— The problem —
Using the data that follows, return exactly the lines from the one that contains "Give me the Plotly source for this chart." through the one that contains "import plotly.graph_objects as go", ends included.

— Records for the task —
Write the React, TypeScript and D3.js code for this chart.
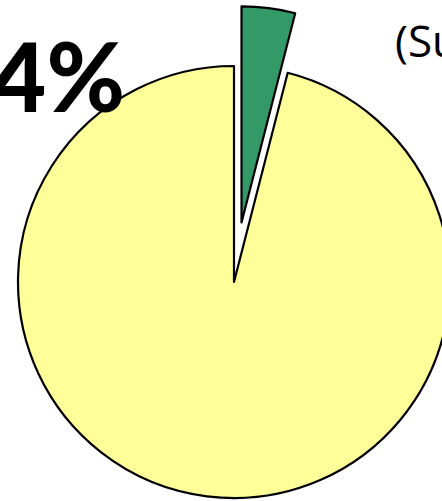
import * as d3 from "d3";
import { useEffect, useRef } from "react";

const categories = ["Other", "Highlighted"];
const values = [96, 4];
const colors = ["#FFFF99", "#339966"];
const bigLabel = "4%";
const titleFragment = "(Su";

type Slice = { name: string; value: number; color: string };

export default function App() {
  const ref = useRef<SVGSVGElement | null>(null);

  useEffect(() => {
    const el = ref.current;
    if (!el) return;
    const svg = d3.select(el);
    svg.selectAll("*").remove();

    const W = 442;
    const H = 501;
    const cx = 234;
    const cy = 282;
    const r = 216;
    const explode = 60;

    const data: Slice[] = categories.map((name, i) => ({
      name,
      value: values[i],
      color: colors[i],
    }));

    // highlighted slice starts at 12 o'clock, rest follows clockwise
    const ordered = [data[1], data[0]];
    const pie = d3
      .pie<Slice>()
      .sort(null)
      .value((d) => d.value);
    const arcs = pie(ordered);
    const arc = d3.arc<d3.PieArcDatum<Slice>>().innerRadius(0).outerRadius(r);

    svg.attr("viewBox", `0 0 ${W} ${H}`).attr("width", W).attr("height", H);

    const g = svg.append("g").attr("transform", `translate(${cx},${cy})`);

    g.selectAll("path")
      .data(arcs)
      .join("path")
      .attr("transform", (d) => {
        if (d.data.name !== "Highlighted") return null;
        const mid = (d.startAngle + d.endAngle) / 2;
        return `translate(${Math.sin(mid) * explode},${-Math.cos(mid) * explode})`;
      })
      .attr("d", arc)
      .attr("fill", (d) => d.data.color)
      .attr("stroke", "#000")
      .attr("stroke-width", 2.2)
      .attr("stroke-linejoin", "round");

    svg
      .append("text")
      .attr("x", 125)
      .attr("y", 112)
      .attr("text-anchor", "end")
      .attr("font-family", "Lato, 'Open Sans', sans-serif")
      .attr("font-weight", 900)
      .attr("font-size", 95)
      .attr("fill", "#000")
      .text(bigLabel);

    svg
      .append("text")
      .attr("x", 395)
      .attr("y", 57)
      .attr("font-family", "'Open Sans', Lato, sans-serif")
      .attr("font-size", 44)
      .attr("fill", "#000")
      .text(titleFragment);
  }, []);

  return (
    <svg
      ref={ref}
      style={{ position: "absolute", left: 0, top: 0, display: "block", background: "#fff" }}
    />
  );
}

...

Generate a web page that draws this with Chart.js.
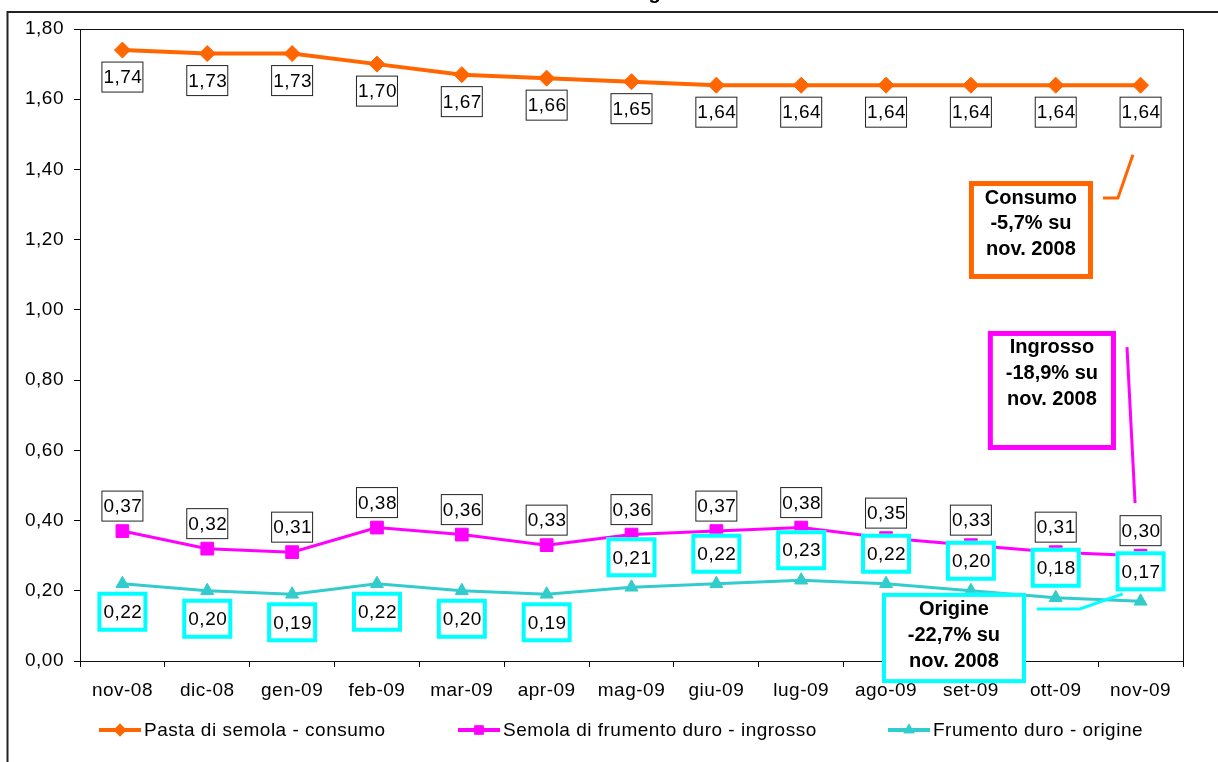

...

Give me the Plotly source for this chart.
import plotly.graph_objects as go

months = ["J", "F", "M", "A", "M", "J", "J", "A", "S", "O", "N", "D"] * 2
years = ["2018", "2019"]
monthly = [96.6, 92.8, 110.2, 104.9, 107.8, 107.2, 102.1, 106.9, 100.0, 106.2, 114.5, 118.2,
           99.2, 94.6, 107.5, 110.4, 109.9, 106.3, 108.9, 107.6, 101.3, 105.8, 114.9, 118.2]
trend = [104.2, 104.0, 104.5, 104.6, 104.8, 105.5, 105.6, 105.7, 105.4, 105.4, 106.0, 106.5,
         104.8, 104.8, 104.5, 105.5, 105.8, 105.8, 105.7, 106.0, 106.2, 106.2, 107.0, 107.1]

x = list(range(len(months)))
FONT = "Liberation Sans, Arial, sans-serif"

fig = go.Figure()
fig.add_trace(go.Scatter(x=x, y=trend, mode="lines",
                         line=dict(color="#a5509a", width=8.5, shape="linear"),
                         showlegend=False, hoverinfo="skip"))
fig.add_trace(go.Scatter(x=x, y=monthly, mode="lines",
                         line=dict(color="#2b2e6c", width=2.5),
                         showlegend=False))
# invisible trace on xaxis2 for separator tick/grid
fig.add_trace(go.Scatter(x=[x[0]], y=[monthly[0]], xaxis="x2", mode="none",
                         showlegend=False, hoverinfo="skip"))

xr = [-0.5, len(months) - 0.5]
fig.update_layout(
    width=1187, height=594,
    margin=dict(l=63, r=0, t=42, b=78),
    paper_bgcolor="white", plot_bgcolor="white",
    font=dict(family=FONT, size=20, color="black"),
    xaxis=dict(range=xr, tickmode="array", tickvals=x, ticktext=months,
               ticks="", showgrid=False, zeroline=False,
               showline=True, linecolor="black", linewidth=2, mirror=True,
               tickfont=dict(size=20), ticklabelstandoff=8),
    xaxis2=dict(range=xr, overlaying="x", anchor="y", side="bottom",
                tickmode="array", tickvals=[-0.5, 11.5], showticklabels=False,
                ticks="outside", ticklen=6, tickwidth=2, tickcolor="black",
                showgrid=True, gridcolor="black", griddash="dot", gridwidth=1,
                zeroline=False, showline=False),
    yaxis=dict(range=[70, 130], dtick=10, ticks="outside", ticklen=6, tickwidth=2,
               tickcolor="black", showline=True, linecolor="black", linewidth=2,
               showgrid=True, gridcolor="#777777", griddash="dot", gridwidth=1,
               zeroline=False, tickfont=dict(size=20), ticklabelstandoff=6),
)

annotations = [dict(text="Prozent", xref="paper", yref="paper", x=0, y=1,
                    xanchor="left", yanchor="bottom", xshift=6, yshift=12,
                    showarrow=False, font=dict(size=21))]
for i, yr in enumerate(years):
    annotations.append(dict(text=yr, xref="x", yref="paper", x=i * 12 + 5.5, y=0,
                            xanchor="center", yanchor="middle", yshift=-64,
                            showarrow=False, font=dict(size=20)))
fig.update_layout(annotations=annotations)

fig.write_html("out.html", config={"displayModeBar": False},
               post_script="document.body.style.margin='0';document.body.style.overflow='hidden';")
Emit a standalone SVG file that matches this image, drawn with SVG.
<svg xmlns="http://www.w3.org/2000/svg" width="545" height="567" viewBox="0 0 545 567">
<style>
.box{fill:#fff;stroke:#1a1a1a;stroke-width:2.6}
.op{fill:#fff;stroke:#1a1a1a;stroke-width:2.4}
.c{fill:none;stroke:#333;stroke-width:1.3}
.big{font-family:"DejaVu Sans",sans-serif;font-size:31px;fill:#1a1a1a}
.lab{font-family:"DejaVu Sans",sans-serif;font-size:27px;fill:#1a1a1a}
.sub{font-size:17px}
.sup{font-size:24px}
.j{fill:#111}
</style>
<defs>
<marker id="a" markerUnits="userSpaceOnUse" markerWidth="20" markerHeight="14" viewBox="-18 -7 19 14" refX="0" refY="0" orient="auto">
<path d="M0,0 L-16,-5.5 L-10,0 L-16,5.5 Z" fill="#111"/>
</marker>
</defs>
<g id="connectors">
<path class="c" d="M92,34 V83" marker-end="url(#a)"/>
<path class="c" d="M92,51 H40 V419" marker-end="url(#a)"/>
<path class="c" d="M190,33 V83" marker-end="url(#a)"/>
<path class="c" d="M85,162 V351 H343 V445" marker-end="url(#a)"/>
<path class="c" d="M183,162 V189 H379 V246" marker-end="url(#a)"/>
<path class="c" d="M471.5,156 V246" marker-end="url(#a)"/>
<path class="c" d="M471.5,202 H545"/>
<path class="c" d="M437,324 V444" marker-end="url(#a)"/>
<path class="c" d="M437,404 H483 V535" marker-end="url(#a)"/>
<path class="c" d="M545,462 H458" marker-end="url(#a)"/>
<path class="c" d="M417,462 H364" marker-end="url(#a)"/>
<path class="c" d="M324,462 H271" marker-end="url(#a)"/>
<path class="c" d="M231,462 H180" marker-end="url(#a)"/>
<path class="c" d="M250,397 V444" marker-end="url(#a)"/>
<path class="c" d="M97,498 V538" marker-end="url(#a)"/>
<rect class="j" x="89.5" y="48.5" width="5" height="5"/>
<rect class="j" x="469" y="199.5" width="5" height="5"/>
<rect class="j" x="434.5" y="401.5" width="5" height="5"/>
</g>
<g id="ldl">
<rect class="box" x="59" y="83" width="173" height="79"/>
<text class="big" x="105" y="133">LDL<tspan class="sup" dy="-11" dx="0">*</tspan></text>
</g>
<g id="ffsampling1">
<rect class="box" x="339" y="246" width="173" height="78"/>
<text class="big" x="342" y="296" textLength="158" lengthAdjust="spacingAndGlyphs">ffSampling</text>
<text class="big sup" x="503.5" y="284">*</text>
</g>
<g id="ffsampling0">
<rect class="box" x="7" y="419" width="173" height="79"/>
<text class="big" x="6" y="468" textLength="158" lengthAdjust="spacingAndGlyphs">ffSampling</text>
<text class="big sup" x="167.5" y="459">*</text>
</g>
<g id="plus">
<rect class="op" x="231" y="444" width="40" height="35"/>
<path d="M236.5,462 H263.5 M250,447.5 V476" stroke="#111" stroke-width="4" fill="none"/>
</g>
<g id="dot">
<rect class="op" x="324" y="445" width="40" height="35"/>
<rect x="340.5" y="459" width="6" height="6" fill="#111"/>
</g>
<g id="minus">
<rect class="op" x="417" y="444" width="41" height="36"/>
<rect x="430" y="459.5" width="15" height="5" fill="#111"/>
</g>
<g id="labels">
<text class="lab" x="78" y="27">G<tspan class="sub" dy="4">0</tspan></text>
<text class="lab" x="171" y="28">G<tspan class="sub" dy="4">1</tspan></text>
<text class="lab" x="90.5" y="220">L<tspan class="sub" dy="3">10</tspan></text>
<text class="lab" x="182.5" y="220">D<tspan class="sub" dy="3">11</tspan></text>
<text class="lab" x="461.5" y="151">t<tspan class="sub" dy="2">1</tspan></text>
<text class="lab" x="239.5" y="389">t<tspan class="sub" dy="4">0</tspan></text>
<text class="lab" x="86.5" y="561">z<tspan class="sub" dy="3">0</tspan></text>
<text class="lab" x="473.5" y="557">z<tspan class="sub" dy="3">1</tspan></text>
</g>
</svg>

— Answer in full —
Give me the Plotly source for this chart.
import plotly.graph_objects as go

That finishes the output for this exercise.